One labor group that has pursued a version of the strategy is UNITE HERE Local 217 in Providence, Rhode Island, representing hotel, restaurant, and casino workers. Along with allies such as the carpenters’ union, the painters’ union, and the community group Direct Action for Rights and Equality (DARE), UNITE HERE helped establish an official commission in Providence to evaluate the city's long-standing "first source" ordinance—a measure requiring that businesses receiving tax breaks or other assistance from the city must give preference in hiring to local residents. In September 2011, the commission released its recommendations. Among other findings, it cited a City Law Department memo that reads, “Based on the language, the First Source Ordinance is actually very powerful, but has simply been unenforced since its inception ... 25 years ago.”

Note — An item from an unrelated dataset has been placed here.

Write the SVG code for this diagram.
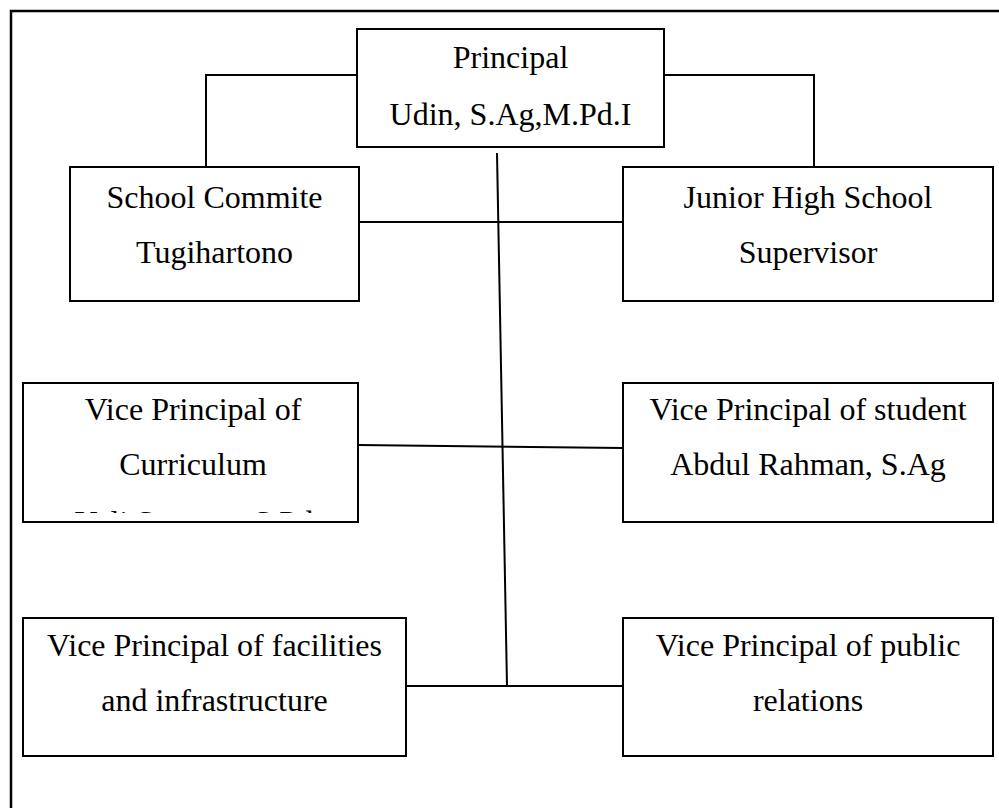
<svg xmlns="http://www.w3.org/2000/svg" width="999" height="808" viewBox="0 0 999 808">
  <defs>
    <style>
      .box { fill: #ffffff; stroke: #000000; stroke-width: 2; }
      .lbl { font-family: "Liberation Serif", "Times New Roman", serif; font-size: 32px; fill: #000000; text-anchor: middle; }
      .wire { fill: none; stroke: #000000; stroke-width: 2; }
      .frame { fill: none; stroke: #000000; stroke-width: 2.5; }
    </style>
    <!-- the curriculum box cuts off its third line -->
    <clipPath id="curriculumClip">
      <rect x="23" y="383" width="335" height="130"/>
    </clipPath>
  </defs>
  <rect x="0" y="0" width="999" height="808" fill="#ffffff"/>

  <!-- page frame -->
  <path class="frame" d="M11,808 V11 H999"/>

  <!-- connectors -->
  <g id="connectors">
    <path class="wire" d="M357,75 H206 V167"/>
    <path class="wire" d="M664,75 H814 V167"/>
    <line class="wire" x1="359" y1="222" x2="623" y2="222"/>
    <line class="wire" x1="497" y1="153" x2="507" y2="686"/>
    <line class="wire" x1="358" y1="445" x2="623" y2="448"/>
    <line class="wire" x1="406" y1="686" x2="623" y2="686"/>
  </g>

  <g id="principal">
    <rect class="box" x="357" y="29" width="307" height="118"/>
    <text class="lbl" x="510.5" y="68">Principal</text>
    <text class="lbl" x="510.5" y="125">Udin, S.Ag,M.Pd.I</text>
  </g>

  <g id="school-committee">
    <rect class="box" x="70" y="167" width="289" height="134"/>
    <text class="lbl" x="214.5" y="208">School Commite</text>
    <text class="lbl" x="214.5" y="263">Tugihartono</text>
  </g>

  <g id="supervisor">
    <rect class="box" x="623" y="167" width="370" height="134"/>
    <text class="lbl" x="808" y="208">Junior High School</text>
    <text class="lbl" x="808" y="263">Supervisor</text>
  </g>

  <g id="vp-curriculum">
    <rect class="box" x="23" y="383" width="335" height="139"/>
    <text class="lbl" x="193" y="420">Vice Principal of</text>
    <text class="lbl" x="193" y="475">Curriculum</text>
    <text class="lbl" x="194" y="533" clip-path="url(#curriculumClip)">Yuli Susanto, S.Pd</text>
  </g>

  <g id="vp-student">
    <rect class="box" x="623" y="383" width="370" height="139"/>
    <text class="lbl" x="808" y="420">Vice Principal of student</text>
    <text class="lbl" x="808" y="475">Abdul Rahman, S.Ag</text>
  </g>

  <g id="vp-facilities">
    <rect class="box" x="23" y="618" width="383" height="138"/>
    <text class="lbl" x="214.5" y="656">Vice Principal of facilities</text>
    <text class="lbl" x="214.5" y="711">and infrastructure</text>
  </g>

  <g id="vp-public-relations">
    <rect class="box" x="623" y="618" width="370" height="138"/>
    <text class="lbl" x="808" y="656">Vice Principal of public</text>
    <text class="lbl" x="808" y="711">relations</text>
  </g>
</svg>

Following up on the commission's report, a City Council Ordinance Committee has been tasked with creating a revised ordinance with stronger clawback provisions. Community members have monitored the process with keen interest. After a February hearing of the committee, local resident Earl Danielson stated, “I think the City should take back every dime that it has given to companies that did not hire Providence residents and use that money for job training and social services.”

Jenna Karlin, staff director for UNITE HERE Local 217 and vice chairwoman of the “first source” commission, highlights the role of coalition organizing in spurring the commission's creation. She explains, "It was really DARE and Jobs With Justice [a labor-community group of which Karlin's union is a part] mobilizing our members and connecting them with the mayor’s office and members of the City Council to emphasize what unemployment is like in the neighborhood. To emphasize how much regular folks are really suffering."

The coalition's message, Karlin says, was that the city needed to review subsidies as a part of addressing its fiscal problems—making sure that public investments were really resulting in good jobs for residents and were not merely tax giveaways.

Should residents of other localities follow the example of advocates in Chicago and Providence, "clawback" may become a rallying cry throughout many states that, in times of tight budgets and persistent unemployment, can hardly afford to see tax dollars go to waste.